Seriously, there's something almost gleefully perverse in the way Mattel positioned poor Midge - so eager, so plain, so very, very much the third wheel. "Come on over," you can just hear Barbie cooing into her pink princess phone, "We can look at my latest modeling shots and maybe - just maybe - I'll let you try on one of my new dresses!" Then later, she thinks, I'll parade her in front of Ken and maybe for once he'll take his eyes off that physique magazine and realize what a good thing he's got going; it's not everyone who's dating America's favorite teenage model...

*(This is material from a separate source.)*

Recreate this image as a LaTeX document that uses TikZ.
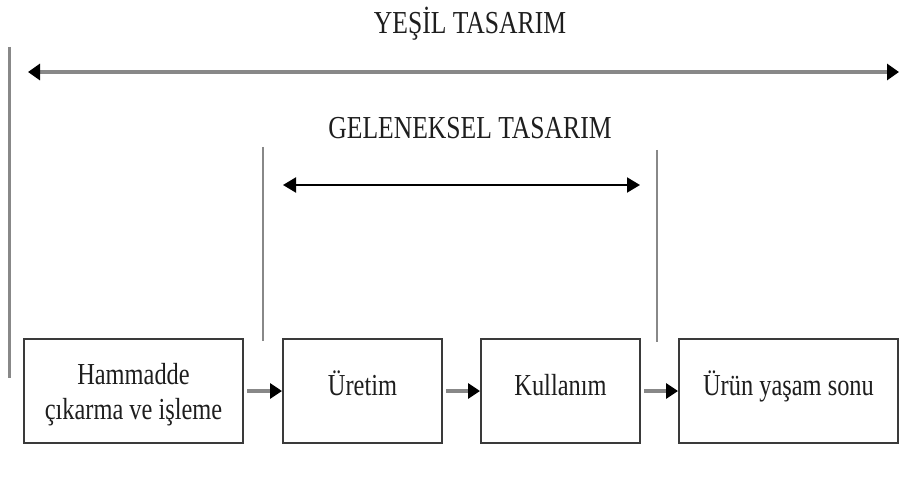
\documentclass[tikz,border=0pt]{standalone}
\usepackage{fontspec}
\setmainfont{Liberation Serif}[FakeStretch=0.8]
\usetikzlibrary{arrows.meta}
\definecolor{inkgray}{HTML}{3A3A3A}
\definecolor{rulegray}{HTML}{888888}
\definecolor{textink}{HTML}{1E1E1E}
\newcommand{\topstrut}{\rule{0pt}{28pt}}
\tikzset{
  stagebox/.style={draw=inkgray, line width=2pt, fill=white, inner sep=0pt,
    minimum height=104pt, align=center, text=textink,
    font=\fontsize{30.5}{35}\selectfont},
  oneline/.style={text height=20pt, text depth=12pt},
  wide/.style={minimum width=219pt},
  narrow/.style={minimum width=159pt},
  title/.style={anchor=base, text=textink, inner sep=0pt,
    font=\fontsize{32}{36}\selectfont},
  boundary/.style={draw=rulegray, line width=2.5pt},
  headtip/.style={-{Triangle[length=12pt,width=15pt,color=black]}},
  spanthick/.style={draw=rulegray, line width=3.5pt,
    {Triangle[length=12pt,width=16pt,color=black]}-{Triangle[length=12pt,width=16pt,color=black]}},
  spanthin/.style={draw=black, line width=2pt,
    {Triangle[length=13pt,width=15pt]}-{Triangle[length=13pt,width=15pt]}},
  flow/.style={draw=rulegray, line width=3.5pt, headtip, shorten <=3pt}
}
\begin{document}
\begin{tikzpicture}[x=1pt,y=-1pt]
  \useasboundingbox[fill=white] (0,0) rectangle (905,500);

  % life-cycle stages
  \node[stagebox, wide]            (ham) at (133.5,391) {\topstrut Hammadde\\çıkarma ve işleme};
  \node[stagebox, narrow, oneline] (ure) at (362.5,391) {Üretim};
  \node[stagebox, narrow, oneline] (kul) at (560.5,391) {Kullanım};
  \node[stagebox, wide, oneline]   (son) at (788.5,391) {Ürün yaşam sonu};

  \draw[flow] (ham.east) -- (ure.west);
  \draw[flow] (ure.east) -- (kul.west);
  \draw[flow] (kul.east) -- (son.west);

  % scope boundaries
  \coordinate (gtop) at (9.5,47);
  \coordinate (gbot) at (9.5,378);
  \coordinate (ltop) at (263,147);
  \coordinate (lbot) at (263,341);
  \coordinate (rtop) at (657,150);
  \coordinate (rbot) at (657,342);
  \draw[boundary] (gtop) -- (gbot);
  \draw[boundary] (ltop) -- (lbot);
  \draw[boundary] (rtop) -- (rbot);

  % green design span
  \node[title] (yesil) at (470,34) {YEŞİL TASARIM};
  \coordinate (ya) at (28,72);
  \coordinate (yb) at (899,72);
  \draw[spanthick] (ya) -- (yb);

  % traditional design span
  \node[title] (gelen) at (470,139) {GELENEKSEL TASARIM};
  \coordinate (ga) at (283,185);
  \coordinate (gb) at (640,185);
  \draw[spanthin] (ga) -- (gb);
\end{tikzpicture}
\end{document}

Things got a little better, I guess, for Midge, once Allan came along (although, worryingly, he did share Ken's interest in physical culture), not to mention that boring pest Francie. Still, you have to know that she felt about as much at home at that masked ball as poor Kay Graham did at Truman's Black and White jamboree - if for no reason other than that everyone would have known that her "costume" was just one of Barbie's cast-offs.
As for Mattel, the perky-but-not-quite-all-that pal concept must have worked, for in short order they produced a sidekick for Barbie's painfully wholesome baby sister, Skipper. If you think Midge was a bit of a wallflower, well - you'll need to get a gander of Skooter. She's the kind of preteen that causes older women to look musingly into the middle distance and say, in a flat little voice, "Bless." Next to Skooter, Midge is practically Anouk Aimee in terms of sheer allure.
Ah, but I suppose we've all known a Midge or two in our time. Hell, perhaps we've even once or twice ended up as one. There are worse fates, I suppose; after a while, even Midge learns that the world's Barbies are best admired from a distance, with a certain reserve (and possibly a cocktail or three).
Poor Scooter looks like Howdy Doody's sister.